On the 40th anniversary of his death this month, the Westgate Las Vegas Resort & Casino, formerly known as the International and, later, the Las Vegas Hilton, will pay tribute to the King.
Tribute artist Donny Edwards will appear on the same stage in the former International on Friday and Saturday for performances of “The King Lives!”
Backed by a 10-piece orchestra, Edwards will lead audience members on a musical journey, from Elvis’ early years in the 1950s through the jumpsuit years of the 1970s.
Tickets for the 7 p.m. shows range from $45 to $84.
Before or after the show, fans may consider chowing down, Elvis-style, at Sid’s Cafe. From Friday to Aug. 18, the Westgate’s coffeeshop will be serving specials that include some of Presley’s favorite foods: among them a grilled peanut butter, bacon and banana sandwich. Served with chips or fries, it costs at $14.
Fans can also visit the gold-colored statue of Presley in the Westgate’s lobby.
Elvis first performed in Sin City in 1956 at the long-gone New Frontier hotel.
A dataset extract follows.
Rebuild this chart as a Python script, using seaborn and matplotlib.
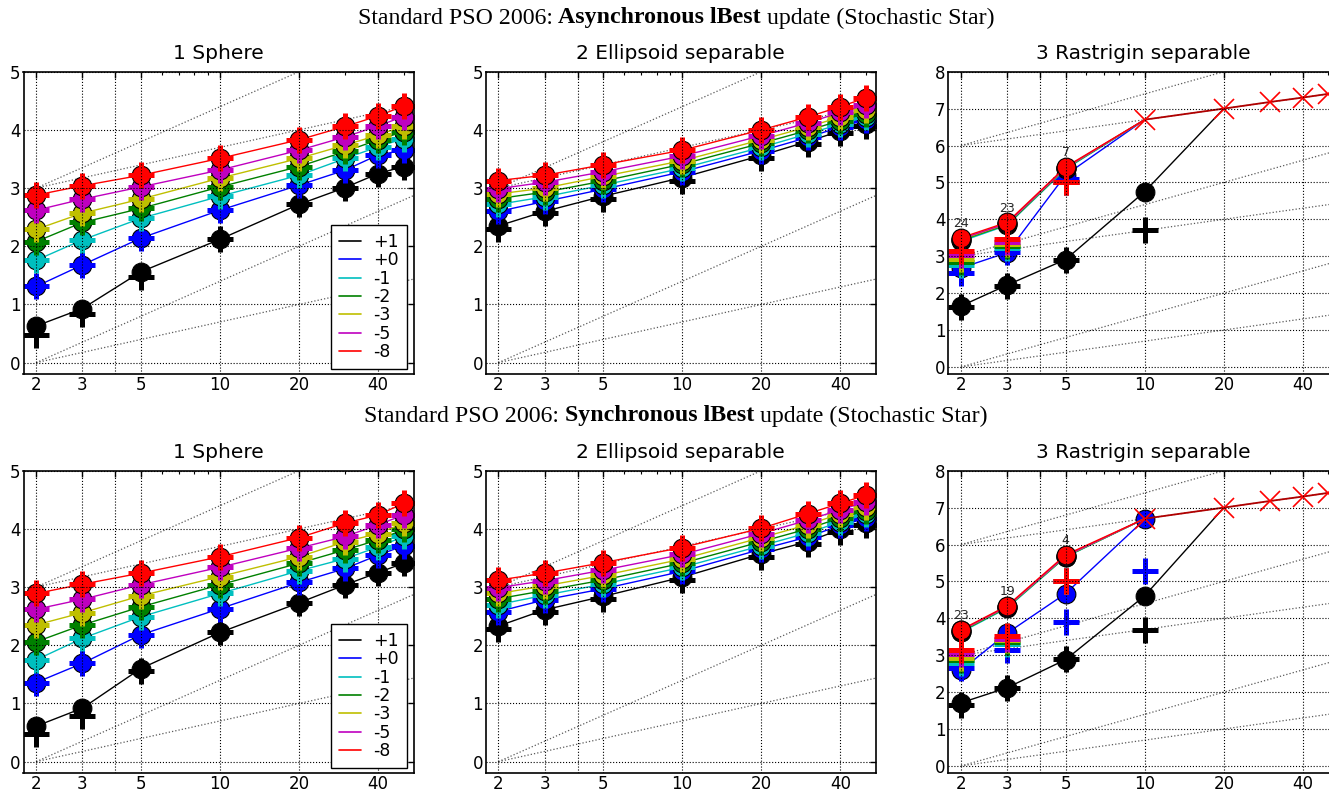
import numpy as np
import pandas as pd
import matplotlib
matplotlib.use("Agg")
import matplotlib.pyplot as plt
import seaborn as sns
from matplotlib.lines import Line2D
from matplotlib.ticker import FixedLocator, FixedFormatter, LogLocator, NullFormatter

# ---------------- data ----------------
DIMS = [2, 3, 5, 10, 20, 30, 40, 50]
TARGETS = ['+1', '+0', '-1', '-2', '-3', '-5', '-8']
COLORS = ['#000000', '#0000ff', '#00bfbf', '#008000', '#bfbf00', '#bf00bf', '#ff0000']
XTICKS = [2, 3, 4, 5, 10, 20, 40]
XTICKLABELS = ['2', '3', '', '5', '10', '20', '40']
PANEL_TITLES = ['1 Sphere', '2 Ellipsoid separable', '3 Rastrigin separable']
ROW_TITLES = [("Standard PSO 2006: ", "Asynchronous lBest", " update (Stochastic Star)"),
              ("Standard PSO 2006: ", "Synchronous lBest", " update (Stochastic Star)")]
NAN = np.nan

# Sphere, asynchronous (log10 ERT / dim), one row per target
asy_sphere = [
    [0.63, 0.93, 1.56, 2.12, 2.72, 3.01, 3.25, 3.37],
    [1.31, 1.68, 2.14, 2.62, 3.05, 3.31, 3.57, 3.65],
    [1.76, 2.11, 2.48, 2.86, 3.22, 3.51, 3.71, 3.85],
    [2.08, 2.41, 2.65, 3.02, 3.37, 3.63, 3.83, 3.97],
    [2.29, 2.57, 2.81, 3.17, 3.51, 3.74, 3.91, 4.07],
    [2.62, 2.81, 3.02, 3.31, 3.65, 3.88, 4.07, 4.23],
    [2.88, 3.04, 3.22, 3.51, 3.83, 4.06, 4.24, 4.41],
]
asy_sphere_med_k = [0.48, 0.84, 1.47, 2.12, 2.72, 3.01, 3.25, 3.37]

# Sphere, synchronous
syn_sphere = [
    [0.61, 0.92, 1.60, 2.22, 2.73, 3.04, 3.25, 3.41],
    [1.36, 1.69, 2.18, 2.63, 3.08, 3.32, 3.55, 3.71],
    [1.75, 2.12, 2.49, 2.89, 3.28, 3.49, 3.69, 3.87],
    [2.06, 2.35, 2.66, 3.04, 3.41, 3.64, 3.81, 3.99],
    [2.35, 2.56, 2.85, 3.18, 3.52, 3.78, 3.92, 4.10],
    [2.62, 2.79, 3.04, 3.34, 3.67, 3.87, 4.07, 4.24],
    [2.89, 3.05, 3.24, 3.52, 3.85, 4.10, 4.24, 4.44],
]
syn_sphere_med_k = [0.48, 0.78, 1.55, 2.22, 2.73, 3.04, 3.25, 3.41]

# Ellipsoid separable, asynchronous
asy_ellip = [
    [2.35, 2.60, 2.86, 3.18, 3.56, 3.80, 3.98, 4.10],
    [2.60, 2.77, 2.98, 3.28, 3.64, 3.87, 4.05, 4.17],
    [2.72, 2.85, 3.05, 3.34, 3.70, 3.93, 4.10, 4.22],
    [2.82, 2.93, 3.12, 3.41, 3.77, 3.99, 4.16, 4.28],
    [2.90, 3.00, 3.20, 3.47, 3.83, 4.05, 4.22, 4.35],
    [2.99, 3.10, 3.28, 3.55, 3.90, 4.12, 4.30, 4.43],
    [3.13, 3.22, 3.40, 3.65, 4.00, 4.22, 4.40, 4.55],
]
asy_ellip_med_k = [2.30, 2.57, 2.82, 3.13, 3.52, 3.76, 3.95, 4.06]

# Ellipsoid separable, synchronous
syn_ellip = [
    [2.33, 2.61, 2.84, 3.17, 3.57, 3.78, 3.99, 4.10],
    [2.58, 2.78, 2.97, 3.27, 3.65, 3.86, 4.06, 4.18],
    [2.70, 2.86, 3.05, 3.34, 3.71, 3.93, 4.12, 4.25],
    [2.80, 2.94, 3.12, 3.41, 3.78, 4.00, 4.19, 4.31],
    [2.89, 3.02, 3.20, 3.48, 3.85, 4.07, 4.26, 4.38],
    [2.99, 3.11, 3.29, 3.56, 3.92, 4.15, 4.33, 4.46],
    [3.12, 3.24, 3.42, 3.68, 4.01, 4.26, 4.44, 4.58],
]
syn_ellip_med_k = [2.28, 2.57, 2.80, 3.12, 3.52, 3.74, 3.95, 4.06]

# Rastrigin separable, asynchronous (NaN = target not reached)
asy_rast = [
    [1.65, 2.22, 2.91, 4.75, NAN, NAN, NAN, NAN],
    [2.68, 3.10, 5.20, NAN, NAN, NAN, NAN, NAN],
    [3.40, 3.84, 5.36, NAN, NAN, NAN, NAN, NAN],
    [3.43, 3.86, 5.38, NAN, NAN, NAN, NAN, NAN],
    [3.45, 3.88, 5.39, NAN, NAN, NAN, NAN, NAN],
    [3.47, 3.89, 5.40, NAN, NAN, NAN, NAN, NAN],
    [3.50, 3.92, 5.42, NAN, NAN, NAN, NAN, NAN],
]
asy_rast_med = [
    [1.63, 2.20, 2.90, 3.70, NAN, NAN, NAN, NAN],
    [2.55, 3.12, 5.10, NAN, NAN, NAN, NAN, NAN],
    [2.76, 3.22, 5.00, NAN, NAN, NAN, NAN, NAN],
    [2.85, 3.27, 5.00, NAN, NAN, NAN, NAN, NAN],
    [2.93, 3.32, 5.00, NAN, NAN, NAN, NAN, NAN],
    [3.03, 3.39, 5.00, NAN, NAN, NAN, NAN, NAN],
    [3.14, 3.46, 5.02, NAN, NAN, NAN, NAN, NAN],
]
asy_rast_join = [20, 10, 10, 10, 10, 10, 10]      # dim where each line meets the max-evals curve
asy_rast_max_dims = [10, 20, 30, 40, 50]
asy_rast_max = [6.70, 7.00, 7.18, 7.30, 7.40]
asy_rast_succ = [(2, 3.50, '24'), (3, 3.92, '23'), (5, 5.42, '7')]

# Rastrigin separable, synchronous
syn_rast = [
    [1.71, 2.12, 2.88, 4.61, NAN, NAN, NAN, NAN],
    [2.59, 3.60, 4.67, 6.68, NAN, NAN, NAN, NAN],
    [3.62, 4.28, 5.66, NAN, NAN, NAN, NAN, NAN],
    [3.64, 4.30, 5.67, NAN, NAN, NAN, NAN, NAN],
    [3.66, 4.31, 5.68, NAN, NAN, NAN, NAN, NAN],
    [3.67, 4.32, 5.69, NAN, NAN, NAN, NAN, NAN],
    [3.69, 4.34, 5.72, NAN, NAN, NAN, NAN, NAN],
]
syn_rast_med = [
    [1.65, 2.10, 2.90, 3.67, NAN, NAN, NAN, NAN],
    [2.65, 3.15, 3.89, 5.29, NAN, NAN, NAN, NAN],
    [2.78, 3.30, 5.00, NAN, NAN, NAN, NAN, NAN],
    [2.86, 3.35, 5.00, NAN, NAN, NAN, NAN, NAN],
    [2.93, 3.40, 5.00, NAN, NAN, NAN, NAN, NAN],
    [3.03, 3.45, 5.00, NAN, NAN, NAN, NAN, NAN],
    [3.13, 3.52, 5.00, NAN, NAN, NAN, NAN, NAN],
]
syn_rast_join = [20, None, 10, 10, 10, 10, 10]
syn_rast_max_dims = [10, 20, 30, 40, 50]
syn_rast_max = [6.70, 7.00, 7.18, 7.30, 7.40]
syn_rast_succ = [(2, 3.69, '23'), (3, 4.34, '19'), (5, 5.72, '4')]

GUIDE_OFFSETS = [0, 3, 6]
GUIDE_SLOPES = [1, 2]

# ---------------- style ----------------
sns.set_theme(style="white", color_codes=False)
plt.rcParams['font.family'] = ['DejaVu Sans']
plt.rcParams['axes.edgecolor'] = 'black'
plt.rcParams['axes.linewidth'] = 1.2

W, H = 1329, 794
fig = plt.figure(figsize=(W / 100, H / 100), dpi=100)
fig.patch.set_facecolor('white')

COL_LEFT = [23.5, 485.7, 948.3]
AX_W = 390.0
ROW_TOP = [71.7, 470.7]
AX_H = 302.6


def draw_series(ax, ert, med, join=None, maxd=None, maxv=None, ymax=5):
    for i, (tgt, col) in enumerate(zip(TARGETS, COLORS)):
        z = 1.0 + i * 0.15
        e = pd.DataFrame({'dim': DIMS, 'val': ert[i]}).dropna()
        line = e.copy()
        if join is not None and join[i] is not None:
            j = maxd.index(join[i])
            line = pd.concat([line, pd.DataFrame({'dim': [maxd[j]], 'val': [maxv[j]]})])
        sns.lineplot(data=line, x='dim', y='val', color=col, lw=1.0, ax=ax,
                     zorder=z, legend=False, sort=False)
        sns.lineplot(data=e, x='dim', y='val', color=col, ax=ax, linestyle='',
                     marker='o', markersize=13.5, markeredgecolor='k',
                     markeredgewidth=0.8, zorder=z + 0.05, legend=False)
        m = pd.DataFrame({'dim': DIMS, 'val': med[i]}).dropna()
        sns.lineplot(data=m, x='dim', y='val', color=col, ax=ax, linestyle='',
                     marker='+', markersize=19, markeredgecolor=col,
                     markeredgewidth=3.6, zorder=z + 0.1, legend=False)
    if maxd is not None:
        mx = pd.DataFrame({'dim': maxd, 'val': maxv})
        sns.lineplot(data=mx, x='dim', y='val', color='#b00000', lw=1.3, ax=ax,
                     marker='x', markersize=15, markeredgecolor='#ff0000',
                     markeredgewidth=1.2, zorder=2.3, legend=False)


panels = [
    [(asy_sphere, [asy_sphere_med_k] + asy_sphere[1:], None, None, None, 5, None),
     (asy_ellip, [asy_ellip_med_k] + asy_ellip[1:], None, None, None, 5, None),
     (asy_rast, asy_rast_med, asy_rast_join, asy_rast_max_dims, asy_rast_max, 8, asy_rast_succ)],
    [(syn_sphere, [syn_sphere_med_k] + syn_sphere[1:], None, None, None, 5, None),
     (syn_ellip, [syn_ellip_med_k] + syn_ellip[1:], None, None, None, 5, None),
     (syn_rast, syn_rast_med, syn_rast_join, syn_rast_max_dims, syn_rast_max, 8, syn_rast_succ)],
]

for r in range(2):
    for c in range(3):
        ert, med, join, maxd, maxv, ymax, succ = panels[r][c]
        ax = fig.add_axes([COL_LEFT[c] / W, 1 - (ROW_TOP[r] + AX_H) / H, AX_W / W, AX_H / H])
        ax.set_facecolor('white')
        ax.set_xscale('log')
        for k in GUIDE_OFFSETS:
            if k >= ymax:
                continue
            for s in GUIDE_SLOPES:
                ax.plot([2, 2000], [k, k + 3 * s], ls=':', color='0.35', lw=0.9, zorder=0.5)
        draw_series(ax, ert, med, join, maxd, maxv, ymax)
        if succ is not None:
            for d, v, t in succ:
                ax.annotate(t, (d, v), xytext=(0, 5.5), textcoords='offset points',
                            ha='center', va='bottom', fontsize=9, zorder=3)
        ax.set_xlim(1.79, 54.5)
        ax.set_ylim(-0.2, ymax)
        ax.xaxis.set_major_locator(FixedLocator(XTICKS))
        ax.xaxis.set_major_formatter(FixedFormatter(XTICKLABELS))
        ax.xaxis.set_minor_locator(LogLocator(base=10, subs=np.arange(2, 10)))
        ax.xaxis.set_minor_formatter(NullFormatter())
        ax.set_yticks(range(0, ymax + 1))
        ax.set_axisbelow(False)
        ax.grid(True, which='major', ls=':', color='k', lw=0.8)
        ax.tick_params(which='both', direction='in', top=True, right=True,
                       color='k', labelsize=12, labelcolor='k')
        ax.tick_params(which='major', length=4, width=1)
        ax.tick_params(which='minor', length=2, width=0.8)
        ax.tick_params(axis='y', pad=2)
        ax.tick_params(axis='x', pad=1.5)
        ax.set_xlabel('')
        ax.set_ylabel('')
        ax.set_title(PANEL_TITLES[c], fontsize=14.5, pad=9, color='k')
        for sp in ax.spines.values():
            sp.set_visible(True)
            sp.set_color('k')
            sp.set_linewidth(1.2)
        if c == 0:
            handles = [Line2D([], [], color=col, lw=1.2) for col in COLORS]
            leg = ax.legend(handles, TARGETS, loc='lower right',
                            bbox_to_anchor=(0.983, 0.018), borderaxespad=0,
                            fontsize=12.5, labelspacing=0.02, handlelength=1.3,
                            handletextpad=0.7, borderpad=0.45, fancybox=False,
                            framealpha=1, edgecolor='k')
            leg.get_frame().set_linewidth(1.0)
            for t in leg.get_texts():
                t.set_color('k')

ROW_TITLE_Y = [18, 416]
ROW_TITLE_CX = 676
fig.canvas.draw()
renderer = fig.canvas.get_renderer()
for r in range(2):
    texts = []
    for part, wgt in zip(ROW_TITLES[r], ['normal', 'bold', 'normal']):
        t = fig.text(0, 1 - ROW_TITLE_Y[r] / H, part, family='Liberation Serif',
                     fontweight=wgt, fontsize=17.2, ha='left', va='center', color='k')
        texts.append(t)
    widths = [t.get_window_extent(renderer).width for t in texts]
    x = ROW_TITLE_CX - sum(widths) / 2
    for t, w in zip(texts, widths):
        t.set_x(x / W)
        x += w

fig.savefig('out.png', dpi=100, facecolor='white')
His final show, at the Las Vegas Hilton, was on Dec. 12, 1976, about eight months before he died.
In Vegas, Presley’s legacy lives on through impersonators who perform not only in hotels along the Strip but also perform and appear at wedding chapel ceremonies.
And the theme song from his 1964 movie “Viva Las Vegas” remains the city’s unofficial anthem.